Espèces envahissantes : apprendre à vivre avec elles
Un article du New York Times datant d'octobre 2020 pose une question intéressante : manger les prédateurs de la nature est-il un acte d'écologisme ou simplement un nouveau moyen pour l'homme de plier le monde à sa volonté ?
Les solutions adoptées pour prendre en main ce problème sont nombreuses : pièges, qui risquent toutefois de nuire à d'autres espèces ; concours de pêche annuels pour certaines espèces de poissons ; ou, étant donné que l'alimentation est une question perpétuelle (ou du moins elle devrait l'être pour tout le monde), essayer de faire entrer ces espèces dans les cuisines des restaurants et les cuisines domestiques plus fréquemment et avec plus de conviction.

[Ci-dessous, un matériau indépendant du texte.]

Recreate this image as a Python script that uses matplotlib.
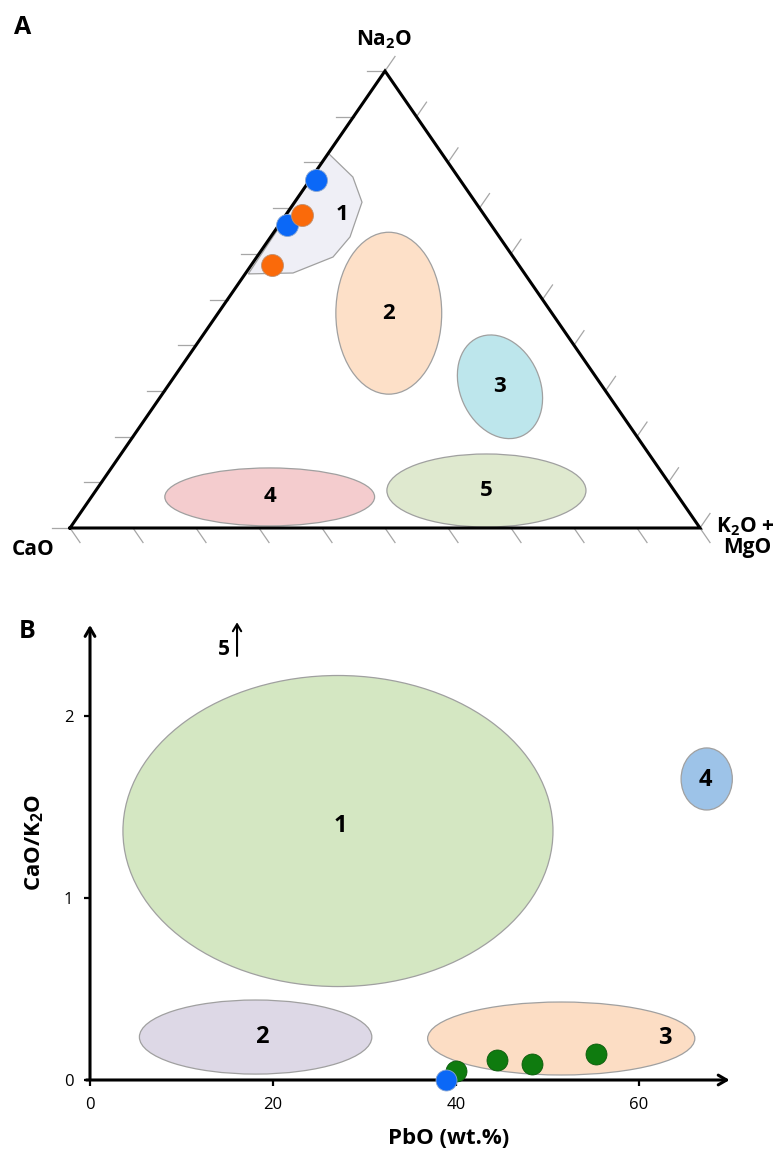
import numpy as np
import matplotlib
matplotlib.use("Agg")
import matplotlib.pyplot as plt
from matplotlib.patches import Ellipse, Polygon

plt.rcParams["font.family"] = ["Open Sans", "DejaVu Sans"]
plt.rcParams["mathtext.fontset"] = "custom"
plt.rcParams["mathtext.rm"] = "Open Sans"
plt.rcParams["mathtext.bf"] = "Open Sans:bold"

# Panel A - ternary compositions given as (CaO, K2O+MgO, Na2O) in %
blue_a = [(22.9, 1.0, 76.1), (32.4, 1.3, 66.3)]
orange_a = [(28.9, 2.6, 68.5), (39.2, 3.3, 57.5)]

field1_outline = [(18.0, 0.0, 82.0), (16.7, 6.5, 76.8), (18.0, 10.7, 71.3),
                  (23.7, 12.6, 63.7), (28.6, 12.1, 59.3), (36.7, 7.5, 55.8),
                  (43.9, 0.5, 55.6)]
field1_label = (22.5, 9.0, 68.5)

fields_a = ["2", "3", "4", "5"]
fields_a_centre = [(25.9, 27.1, 47.0), (16.3, 52.8, 30.9),
                   (64.9, 28.3, 6.8), (29.8, 62.0, 8.2)]
fields_a_width = [0.168, 0.127, 0.333, 0.316]
fields_a_height = [0.257, 0.171, 0.092, 0.116]
fields_a_angle = [0, 24, 0, 0]
fields_a_colour = ["#fde0c8", "#bde6ec", "#f4ccce", "#dfe9cf"]

# Panel B - PbO (wt.%) against CaO/K2O
fields_b = ["1", "2", "3", "4"]
fields_b_pbo = [27.1, 18.1, 51.5, 67.4]
fields_b_ratio = [1.368, 0.236, 0.228, 1.654]
fields_b_width = [47.0, 25.4, 29.2, 5.6]
fields_b_height = [1.709, 0.407, 0.401, 0.341]
fields_b_label_pbo = [27.4, 18.8, 62.8, 67.3]
fields_b_label_ratio = [1.396, 0.236, 0.231, 1.648]
fields_b_colour = ["#d4e7c2", "#ddd8e6", "#fcddc4", "#9dc3e8"]

green_pbo = [40.0, 44.5, 48.3, 55.3]
green_ratio = [0.049, 0.110, 0.088, 0.143]
blue_pbo = [38.9]
blue_ratio = [0.0]

BLUE = "#0b68f7"
ORANGE = "#fa6a0a"
GREEN = "#0f7b0f"
EDGE = "#a0a0a0"

H = 457 / 630  # height of the (flattened) triangle relative to its base


def tern(ca, k, na):
    """Convert a (CaO, K2O+MgO, Na2O) composition to plot coordinates."""
    s = ca + k + na
    b, c = k / s, na / s
    return b + c / 2, c * H


fig = plt.figure(figsize=(7.75, 11.5), dpi=100)

# ---------------- Panel A ----------------
ax = fig.add_axes([0, 590 / 1150, 1, 560 / 1150])
ax.set_xlim(-70 / 630, 705 / 630)
ax.set_ylim(-32 / 630, 528 / 630)
ax.axis("off")

tri = np.array([[0, 0], [1, 0], [0.5, H], [0, 0]])
ax.plot(tri[:, 0], tri[:, 1], color="black", lw=2.2, zorder=3,
        solid_joinstyle="miter")

# tick marks along each side, every 10 %
L = 0.028
down_dir = np.array([0.5, -H]) / np.hypot(0.5, H)
up_dir = np.array([0.5, H]) / np.hypot(0.5, H)
for f in np.linspace(0, 1, 11):
    px, py = 0.5 * f, H * f
    ax.plot([px - L, px], [py, py], color="#a6a6a6", lw=0.9, zorder=2)
    ax.plot([f, f + L * down_dir[0]], [0, L * down_dir[1]],
            color="#a6a6a6", lw=0.9, zorder=2)
    px, py = 1 - 0.5 * f, H * f
    ax.plot([px, px + L * up_dir[0]], [py, py + L * up_dir[1]],
            color="#a6a6a6", lw=0.9, zorder=2)

outline = [tern(*p) for p in field1_outline]
ax.add_patch(Polygon(outline, closed=True, facecolor="#efeff6",
                     edgecolor=EDGE, lw=0.9, zorder=1))
lx, ly = tern(*field1_label)
ax.text(lx, ly, "1", ha="center", va="center", fontsize=16,
        fontweight="bold", zorder=5)

for name, c, w, h, a, col in zip(fields_a, fields_a_centre, fields_a_width,
                                 fields_a_height, fields_a_angle,
                                 fields_a_colour):
    cx, cy = tern(*c)
    ax.add_patch(Ellipse((cx, cy), w, h, angle=a, facecolor=col,
                         edgecolor=EDGE, lw=0.9, zorder=1))
    ax.text(cx, cy, name, ha="center", va="center", fontsize=16,
            fontweight="bold", zorder=5)

bx, by = zip(*[tern(*p) for p in blue_a])
ox, oy = zip(*[tern(*p) for p in orange_a])
ax.scatter(bx, by, s=250, color=BLUE, edgecolor="#8aa6d0", lw=0.6, zorder=4)
ax.scatter(ox, oy, s=250, color=ORANGE, edgecolor="#c09070", lw=0.6, zorder=4)

ax.annotate(r"Na$_\mathbf{2}$O", (0.5, H), xytext=(-1, 26),
            textcoords="offset pixels", ha="center", va="baseline",
            fontsize=15, fontweight="bold")
ax.annotate("CaO", (0, 0), xytext=(-37, -27), textcoords="offset pixels",
            ha="center", va="baseline", fontsize=15, fontweight="bold")
ax.annotate(r"K$_\mathbf{2}$O +", (1, 0), xytext=(45, -4),
            textcoords="offset pixels", ha="center", va="baseline",
            fontsize=15, fontweight="bold")
ax.annotate("MgO", (1, 0), xytext=(47, -25), textcoords="offset pixels",
            ha="center", va="baseline", fontsize=15, fontweight="bold")

fig.text(23 / 775, 1 - 27 / 1150, "A", ha="center", va="center",
         fontsize=18, fontweight="bold")

# ---------------- Panel B ----------------
axb = fig.add_axes([90 / 775, 70 / 1150, 650 / 775, 460 / 1150])
axb.set_xlim(0, 650 / 9.15)
axb.set_ylim(0, 460 / 182)
for sp in axb.spines.values():
    sp.set_visible(False)

arrow = dict(arrowstyle="->,head_length=0.6,head_width=0.35", lw=2.2,
             color="black", shrinkA=0, shrinkB=0)
axb.annotate("", xy=(69.9, 0), xytext=(-0.4, 0), arrowprops=arrow,
             annotation_clip=False, zorder=3)
axb.annotate("", xy=(0, 2.5), xytext=(0, 0), arrowprops=arrow,
             annotation_clip=False, zorder=3)

axb.set_xticks([0, 20, 40, 60])
axb.set_yticks([0, 1, 2])
axb.tick_params(axis="both", direction="out", length=4, width=1.6,
                labelsize=12, pad=8)

for name, x, y, w, h, lxb, lyb, col in zip(fields_b, fields_b_pbo,
                                           fields_b_ratio, fields_b_width,
                                           fields_b_height, fields_b_label_pbo,
                                           fields_b_label_ratio,
                                           fields_b_colour):
    axb.add_patch(Ellipse((x, y), w, h, facecolor=col, edgecolor=EDGE,
                          lw=0.9, zorder=1))
    axb.text(lxb, lyb, name, ha="center", va="center", fontsize=17,
             fontweight="bold", zorder=5)

axb.scatter(green_pbo, green_ratio, s=228, color=GREEN, edgecolor="#0b5a0b",
            lw=0.6, zorder=4, clip_on=False)
axb.scatter(blue_pbo, blue_ratio, s=228, color=BLUE, edgecolor="#8aa6d0",
            lw=0.6, zorder=4, clip_on=False)

# field 5 lies off the top of the scale
axb.text(14.6, 2.368, "5", ha="center", va="center", fontsize=15,
         fontweight="bold")
axb.annotate("", xy=(16.07, 2.515), xytext=(16.07, 2.33),
             arrowprops=dict(arrowstyle="->,head_length=0.5,head_width=0.3",
                             lw=1.5, color="black", shrinkA=0, shrinkB=0),
             annotation_clip=False)

fig.text(35 / 775, 1 - 842 / 1150, r"CaO/K$_\mathbf{2}$O", rotation=90,
         ha="center", va="center", fontsize=16, fontweight="bold")
fig.text(449 / 775, 1 - 1138 / 1150, "PbO (wt.%)", ha="center",
         va="center", fontsize=16, fontweight="bold")
fig.text(27 / 775, 1 - 632 / 1150, "B", ha="center", va="center",
         fontsize=18, fontweight="bold")

fig.savefig("out.png", dpi=100)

Mais pour ce faire, il est nécessaire de promouvoir des campagnes de diffusion multidimensionnelles visant des cibles différentes. Il faut donc un engagement politique et publicitaire, mais aussi de la part des marques qui, en collaboration avec les acteurs les plus connus du secteur de la restauration, peuvent sans aucun doute devenir des outils efficaces pour contrôler ce phénomène. Théoriquement, en consommant le plus grand nombre possible d'espèces invasives, par opposition aux espèces élevées qui, comme nous le savons, créent des dommages environnementaux effrayants, et en augmentant la demande jusqu'à l'épuisement de l'offre, le problème pourrait être résolu. Mais, comme pour tout, il y a un revers à la médaille, les gens pourraient introduire ces espèces dans leur alimentation quotidienne et une fois le problème résolu, l'espèce ne serait plus invasive. Les espèces envahissantes atteindraient des prix très élevés et nous risquerions de retomber dans le grand trou noir des catastrophes environnementales aux mains de l'homme. C'est toujours l'équilibre qui fait la différence et peut-être que l'homme, le doute s'installe, n'est pas encore un animal capable de l'atteindre et de le maintenir.